Advanced Judgement Strategies
Learn how elite Judgement players calibrate their bids, track distributions, and choreograph defensive shifts to capture every point.
Advanced Judgement Strategies
Mastering Judgement at a competitive level demands more than rote knowledge of contracts. The strongest players fuse psychology, math-driven inference, and proactive defense so that each trick flows into the next. Use this playbook to sharpen those edges and give your table a ruthless polish.
Bidding Psychology
A bid conveys both your intentions and your read of the room. Rotate through these checkpoints before you speak:
- Tempo and tone: Hesitations betray doubt; confident cadence sells ambitious contracts.
- Signaling intent: Clarify when you are stretching versus sandbagging so opponents recalibrate their expectations around the table.
- Baiting opponents: Use forcing bids to lure high-card expenditure, then punish with surprise timing.

Practice drill: Script three aggressive and three conservative auctions for the same starter hand. Record your timing and vocal cues to learn which patterns opponents read too easily.
Tactical checklist
- Track who has advertised length in each suit; it reveals who can safely sacrifice.
- Bank a "reverse gear" sequence so you can escape when your hand underperforms mid-round.
- Nudge table psychology with micro-signals -- stacked chips, posture, or deliberate card selection -- to reinforce your chosen narrative.
Card-Counting Discipline
Memorization alone is not the goal -- you need stories that explain why each card matters.

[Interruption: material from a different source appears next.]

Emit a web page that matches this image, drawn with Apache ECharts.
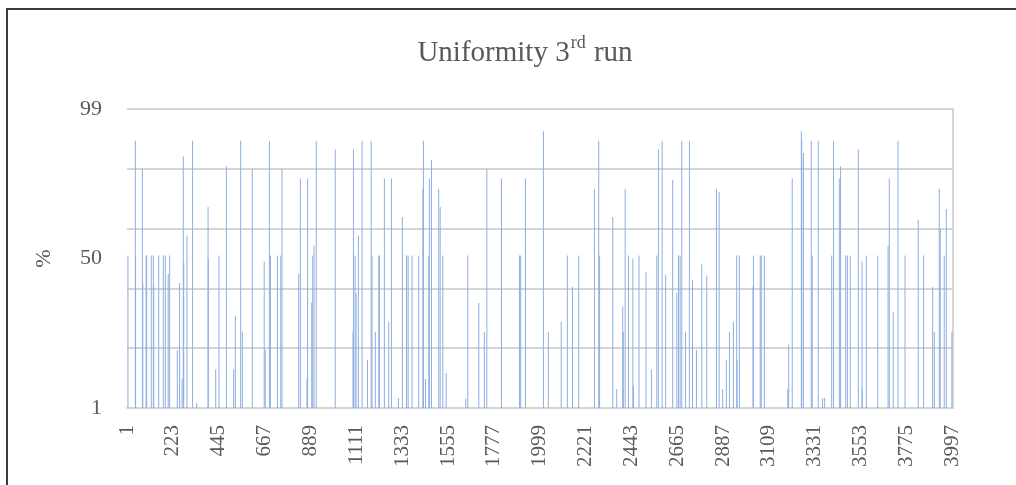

Pair counting frameworks with inference prompts so the table state stays vivid.

- Chunk the deck: Group cards into power tiers (A/K, Q/J/10, spot cards) and subtract by tier.
- Trigger words: Assign mnemonic anchors like "cold clubs" for voids to keep your mental notes consistent every round.
- Distribution maps: At trick five and nine, pause to sketch the most likely suit breakdowns and adjust your threats accordingly.
Running-tally mantra
| Trick | Memory Hook | Adjustment |
|---|---|---|
| 1 | Lead suit exhausted? | Prepare secondary entry. |
| 4 | Does the current leader duck? | Switch to forcing suit. |
| 7 | Count parity check. | Decide whether to cash winners or hold squeeze cards. |
Defensive Tempo Management
Even without fixed partnerships, top Judgement players choreograph tempo, information, and exits to starve opponents of the tricks they still need. Keep these habits in rotation whenever you defend.

- Visualize your tempo toolkit: When the lead matters, sketch the holding you expect to leverage so you know how deep the suit really runs before you cash it.
- Opening lead plan: Decide which suits pressure opponents who still owe tricks and which suits feel safe to bleed when you're already on target.
- Mid-hand checkpoints: After every trick, recalc how many tricks each opponent still needs and steer the lead toward someone who is already satisfied.
- Exit strategy: Map safe cards that hand off the lead without gifting a must-win trick to the player chasing their contract.
Table-reading ladder
- Note whether an opponent's first discard signals shortage or desperation.
- Translate spot-card spacing into personal "shift now" or "hold" cues based on patterns you've studied.
- If the picture stays murky, feed the safest suit and wait for clearer information before committing trump.
Polish these systems during practice scrimmages. When the real match heats up, you'll recognize the psychological beats, track the high cards effortlessly, and pivot your defense before opponents sense the trap.